La vida del fiel cristiano, a ejemplo de Abrahán, no es más que valiente carrera hacia la morada que Dios Nuestro Señor le ha destinado. Nos es, pues, menester dar de mano a cuanto embaraza la marcha y no volver la vista atrás. Severa en esta doctrina, pero a poco que reflexionemos sobre los peligros que aquí asedian al hombre caído, sobre la experiencia repetida por cada uno de nosotros, dejaremos de maravillarnos de que el Señor haga estribar como condición esencial de nuestra salvación en la renuncia de nosotros mismos. Por otra parte, ¿somos bastante cuerdos y valientes para dejar de convencernos, que nos conviene, que dejemos a Dios ordene nuestra vida en vez de disponerla a nuestro placer? Y, por fin, sean cualesquiera nuestras reclamaciones y resistencias, Dios es nuestro dueño, y si nos deja la libertad de resistir o de seguirle, no está dispuesto a abdicar, a renunciar sus derechos. Nuestra negativa a obedecerle compete a solo nosotros.
Libre era Abrahán al oír el divino llamamiento de quedarse en Caldea y no emprender la emigración que desarraigaba su existencia terrestre. Dios, entonces escogerá a otro hombre a quien devolverá el honor de ser el padre del pueblo elegido y abuelo del Mesías. Estas substituciones son frecuentes en el campo de la gracia. Por el hecho de que un alma rehusa la salvación no hay motivo de creer que por eso pierda el cielo ni uno solo de sus escogidos. Dios, menospreciado por aquel a quien se dignara llamar, se vuelve a otro que le será más dócil.
La vida cristiana se desarrolla enteramente en esta absoluta dependencia llevada a cabo hasta el fin. En primer lugar el espíritu de sumisión retrae al alma del pecado y de la muerte en que languidecía. De la neblina de Caldea la transporta a la tierra prometida, y, después de encaminada el alma en el recto camino, temiendo su caída, la mantiene en contínuo ejercicio por los sacrificios que la exige. Aquí vemos también como luz y guía el ejemplo de Abrahán. Este ilustre amigo de Dios recibe en recompensa la promesa más estupenda; un hijo es la prenda de ella, y sin mucho tardar, para sondear el corazón del santo Patriarca, Dios mismo le manda inmolar a ese hijo en que se cifraban todas sus esperanzas.

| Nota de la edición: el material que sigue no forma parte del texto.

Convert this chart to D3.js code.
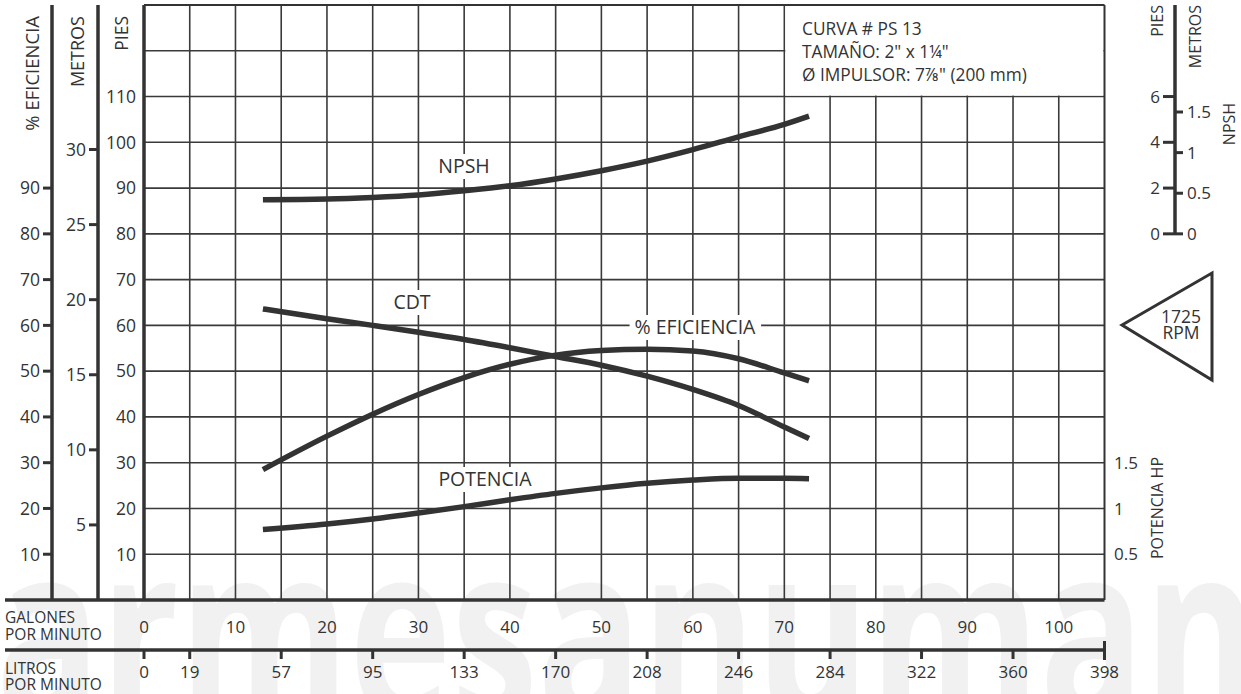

SALIR DEL MAL. — Tal es el destino del hombre en la tierra. Para salir del mal es menester hacer esfuerzos contra nosotros mismos, y la perseverancia en el bien supone reiteradas luchas. Levantemos, pues, los ojos a las colinas eternas, y a ejemplo de Abrahán, consideremos la morada de este mundo como tienda levantada para un día. El Salvador ha dicho: "No he venido a traer la paz en la tierra, sino la espada; he venido a separar, a dividir" ( S. Mat., X, 34). Debemos, contar, por supuesto, con la prueba; y ya que nos la impone Aquel que nos amó hasta el extremo de hacerse nuestro semejante, reconozcamos que nos es saludable. También El dijo: "Donde está tu tesoro, allí está tu corazón" (S. Mat., X, 34). ¿Podemos, oh cristianos, tener nuestro tesoro en esta tierra inferior a nosotros? No puede ser. Nuestro tesoro, por tanto, está más arriba. ¿Qué mano de hombre nos lo podrá arrebatar?
Tales pensamientos se nos brindan a nuestra consideración estos últimos días que preceden a la santa Cuaresma. Hay, pues, que purificar nuestro corazón y hacer que aspire a Dios. Pidamos llegue a nosotros el reino de Dios, y a los ciegas pecadores, piedras, que la poderosa misericordia del Señor, puede transformar en hijos de Abrahán, si le place. Lo realiza todos los días; por ventura lo hizo con nosotros que, "después de haber estado lejos, estamos ahora adheridos a Dios en la sangre de Jesucristo" (Eph; II, 13).